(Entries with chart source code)
»»

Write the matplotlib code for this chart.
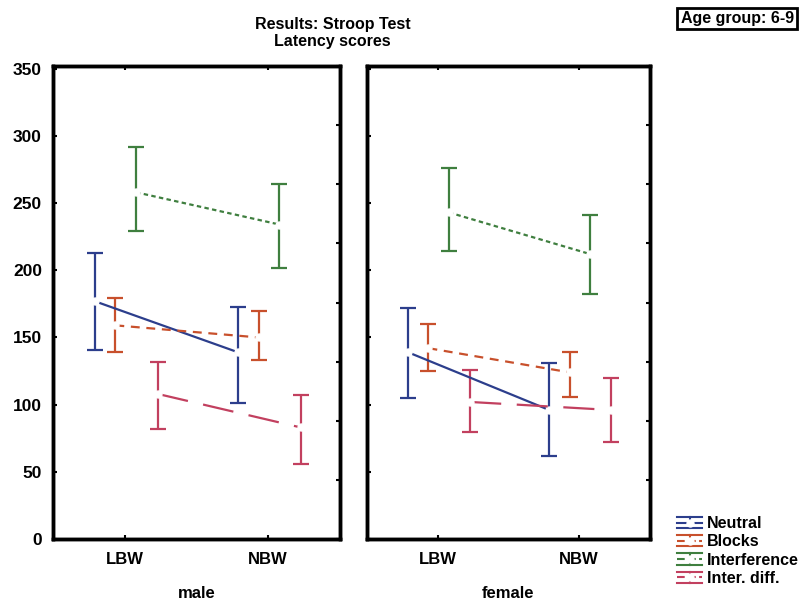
import numpy as np
import matplotlib
matplotlib.use("Agg")
import matplotlib.pyplot as plt
from matplotlib.lines import Line2D
from matplotlib.legend_handler import HandlerBase

plt.rcParams['font.family'] = ['Liberation Sans', 'DejaVu Sans']
plt.rcParams['font.weight'] = 'bold'

groups = ["LBW", "NBW"]
series = ["Neutral", "Blocks", "Interference", "Inter. diff."]
panels = ["male", "female"]

# means and error-bar limits, one row per series (LBW, NBW)
male_mean = [[177, 139], [159, 150], [258, 234], [108, 83]]
male_lo = [[141, 101], [139, 133], [229, 202], [82, 56]]
male_hi = [[213, 173], [179, 170], [292, 264], [132, 107]]

female_mean = [[139, 96], [142, 124], [243, 212], [102, 96]]
female_lo = [[105, 62], [125, 106], [214, 182], [80, 72]]
female_hi = [[172, 131], [160, 139], [276, 241], [126, 120]]

colors = ["#2c3e8c", "#c8502c", "#3f7f3f", "#c2405f"]
styles = ["-", (0, (4, 3)), (0, (2, 1.5)), (0, (14, 7))]
offsets = [-0.21, -0.065, 0.08, 0.23]


class ErrIcon(HandlerBase):
    # little error-bar icon: cap line, dashed mean line with white marker, cap line
    def create_artists(self, legend, orig, xd, yd, w, h, fontsize, trans):
        c = orig.get_color()
        mid = h / 2 - yd
        arts = []
        for dy, ls in [(4, '-'), (0, orig.get_linestyle()), (-4, '-')]:
            ln = Line2D([-xd, -xd + w], [mid + dy, mid + dy], color=c, lw=1.5, linestyle=ls)
            ln.set_transform(trans)
            arts.append(ln)
        vl = Line2D([-xd + w / 2] * 2, [mid - 4, mid + 4], color=c, lw=1.5)
        vl.set_transform(trans)
        mk = Line2D([-xd + w / 2], [mid], marker='o', ms=5, mfc='white', mec='white', lw=0)
        mk.set_transform(trans)
        arts += [vl, mk]
        return arts


fig = plt.figure(figsize=(8.03, 6.05), dpi=100)
ax1 = fig.add_axes([0.066, 0.109, 0.357, 0.782])
ax2 = fig.add_axes([0.457, 0.109, 0.352, 0.782])

x = np.arange(len(groups))
for ax, name, mean, lo, hi in [(ax1, "male", male_mean, male_lo, male_hi),
                                (ax2, "female", female_mean, female_lo, female_hi)]:
    for i in range(len(series)):
        m = np.array(mean[i])
        yerr = [m - np.array(lo[i]), np.array(hi[i]) - m]
        ax.errorbar(x + offsets[i], m, yerr=yerr, color=colors[i], linestyle=styles[i],
                    lw=1.6, elinewidth=1.6, capsize=6, capthick=1.6,
                    marker='o', ms=5, mfc='white', mec='white')
    ax.set_xlim(-0.5, 1.5)
    ax.set_ylim(0, 352)
    ax.set_xticks(x)
    ax.set_xticklabels(groups, fontsize=12, fontweight='bold')
    ax.set_yticks(np.arange(0, 351, 50))
    ax.set_xlabel(name, fontsize=12, fontweight='bold', labelpad=14)
    ax.tick_params(direction='in', length=3, width=1.5, top=True, pad=9)
    for s in ax.spines.values():
        s.set_linewidth(2.5)
    tw = ax.twinx()
    tw.set_ylim(0, 8)
    tw.set_yticks(np.arange(0, 9))
    tw.tick_params(direction='in', length=3, width=1.5, labelright=False)
    for s in tw.spines.values():
        s.set_linewidth(2.5)

ax1.tick_params(axis='y', labelsize=12.5, pad=8)
for lbl in ax1.get_yticklabels():
    lbl.set_fontweight('bold')
ax2.set_yticklabels([])

fig.text(0.414, 0.959, "Results: Stroop Test", ha='center', va='center', fontsize=11.5, fontweight='bold')
fig.text(0.414, 0.931, "Latency scores", ha='center', va='center', fontsize=11.5, fontweight='bold')
fig.text(0.918, 0.969, "Age group: 6-9", ha='center', va='center', fontsize=11.5, fontweight='bold',
         bbox=dict(boxstyle='square,pad=0.2', fc='white', ec='black', lw=2))

handles = [Line2D([0], [0], color=colors[i], linestyle=styles[i]) for i in range(len(series))]
fig.legend(handles, series, loc='lower left', bbox_to_anchor=(0.825, 0.008), frameon=False,
           handlelength=1.6, handletextpad=0.3, labelspacing=0.2,
           handler_map={Line2D: ErrIcon()},
           prop={'weight': 'bold', 'size': 11.5})

fig.savefig("out.png", dpi=100)
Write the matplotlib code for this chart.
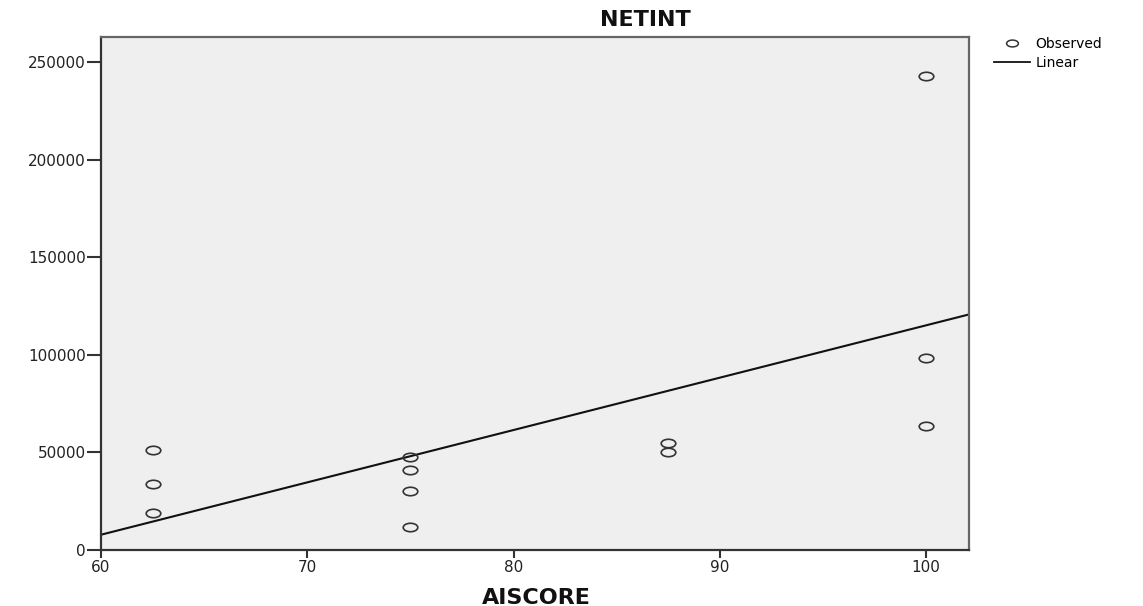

««

> **SET TASK**
Transcribe the records above verbatim. Do not carry over any picture.

> **REPLY**
Write the matplotlib code for this chart.
import numpy as np
import matplotlib
matplotlib.use("Agg")
import matplotlib.pyplot as plt
from matplotlib.lines import Line2D
from matplotlib.legend_handler import HandlerBase

plt.rcParams['font.family'] = ['Liberation Sans', 'DejaVu Sans']
plt.rcParams['font.weight'] = 'bold'

groups = ["LBW", "NBW"]
series = ["Neutral", "Blocks", "Interference", "Inter. diff."]
panels = ["male", "female"]

# means and error-bar limits, one row per series (LBW, NBW)
male_mean = [[177, 139], [159, 150], [258, 234], [108, 83]]
male_lo = [[141, 101], [139, 133], [229, 202], [82, 56]]
male_hi = [[213, 173], [179, 170], [292, 264], [132, 107]]

female_mean = [[139, 96], [142, 124], [243, 212], [102, 96]]
female_lo = [[105, 62], [125, 106], [214, 182], [80, 72]]
female_hi = [[172, 131], [160, 139], [276, 241], [126, 120]]

colors = ["#2c3e8c", "#c8502c", "#3f7f3f", "#c2405f"]
styles = ["-", (0, (4, 3)), (0, (2, 1.5)), (0, (14, 7))]
offsets = [-0.21, -0.065, 0.08, 0.23]


class ErrIcon(HandlerBase):
    # little error-bar icon: cap line, dashed mean line with white marker, cap line
    def create_artists(self, legend, orig, xd, yd, w, h, fontsize, trans):
        c = orig.get_color()
        mid = h / 2 - yd
        arts = []
        for dy, ls in [(4, '-'), (0, orig.get_linestyle()), (-4, '-')]:
            ln = Line2D([-xd, -xd + w], [mid + dy, mid + dy], color=c, lw=1.5, linestyle=ls)
            ln.set_transform(trans)
            arts.append(ln)
        vl = Line2D([-xd + w / 2] * 2, [mid - 4, mid + 4], color=c, lw=1.5)
        vl.set_transform(trans)
        mk = Line2D([-xd + w / 2], [mid], marker='o', ms=5, mfc='white', mec='white', lw=0)
        mk.set_transform(trans)
        arts += [vl, mk]
        return arts


fig = plt.figure(figsize=(8.03, 6.05), dpi=100)
ax1 = fig.add_axes([0.066, 0.109, 0.357, 0.782])
ax2 = fig.add_axes([0.457, 0.109, 0.352, 0.782])

x = np.arange(len(groups))
for ax, name, mean, lo, hi in [(ax1, "male", male_mean, male_lo, male_hi),
                                (ax2, "female", female_mean, female_lo, female_hi)]:
    for i in range(len(series)):
        m = np.array(mean[i])
        yerr = [m - np.array(lo[i]), np.array(hi[i]) - m]
        ax.errorbar(x + offsets[i], m, yerr=yerr, color=colors[i], linestyle=styles[i],
                    lw=1.6, elinewidth=1.6, capsize=6, capthick=1.6,
                    marker='o', ms=5, mfc='white', mec='white')
    ax.set_xlim(-0.5, 1.5)
    ax.set_ylim(0, 352)
    ax.set_xticks(x)
    ax.set_xticklabels(groups, fontsize=12, fontweight='bold')
    ax.set_yticks(np.arange(0, 351, 50))
    ax.set_xlabel(name, fontsize=12, fontweight='bold', labelpad=14)
    ax.tick_params(direction='in', length=3, width=1.5, top=True, pad=9)
    for s in ax.spines.values():
        s.set_linewidth(2.5)
    tw = ax.twinx()
    tw.set_ylim(0, 8)
    tw.set_yticks(np.arange(0, 9))
    tw.tick_params(direction='in', length=3, width=1.5, labelright=False)
    for s in tw.spines.values():
        s.set_linewidth(2.5)

ax1.tick_params(axis='y', labelsize=12.5, pad=8)
for lbl in ax1.get_yticklabels():
    lbl.set_fontweight('bold')
ax2.set_yticklabels([])

fig.text(0.414, 0.959, "Results: Stroop Test", ha='center', va='center', fontsize=11.5, fontweight='bold')
fig.text(0.414, 0.931, "Latency scores", ha='center', va='center', fontsize=11.5, fontweight='bold')
fig.text(0.918, 0.969, "Age group: 6-9", ha='center', va='center', fontsize=11.5, fontweight='bold',
         bbox=dict(boxstyle='square,pad=0.2', fc='white', ec='black', lw=2))

handles = [Line2D([0], [0], color=colors[i], linestyle=styles[i]) for i in range(len(series))]
fig.legend(handles, series, loc='lower left', bbox_to_anchor=(0.825, 0.008), frameon=False,
           handlelength=1.6, handletextpad=0.3, labelspacing=0.2,
           handler_map={Line2D: ErrIcon()},
           prop={'weight': 'bold', 'size': 11.5})

fig.savefig("out.png", dpi=100)
Write the matplotlib code for this chart.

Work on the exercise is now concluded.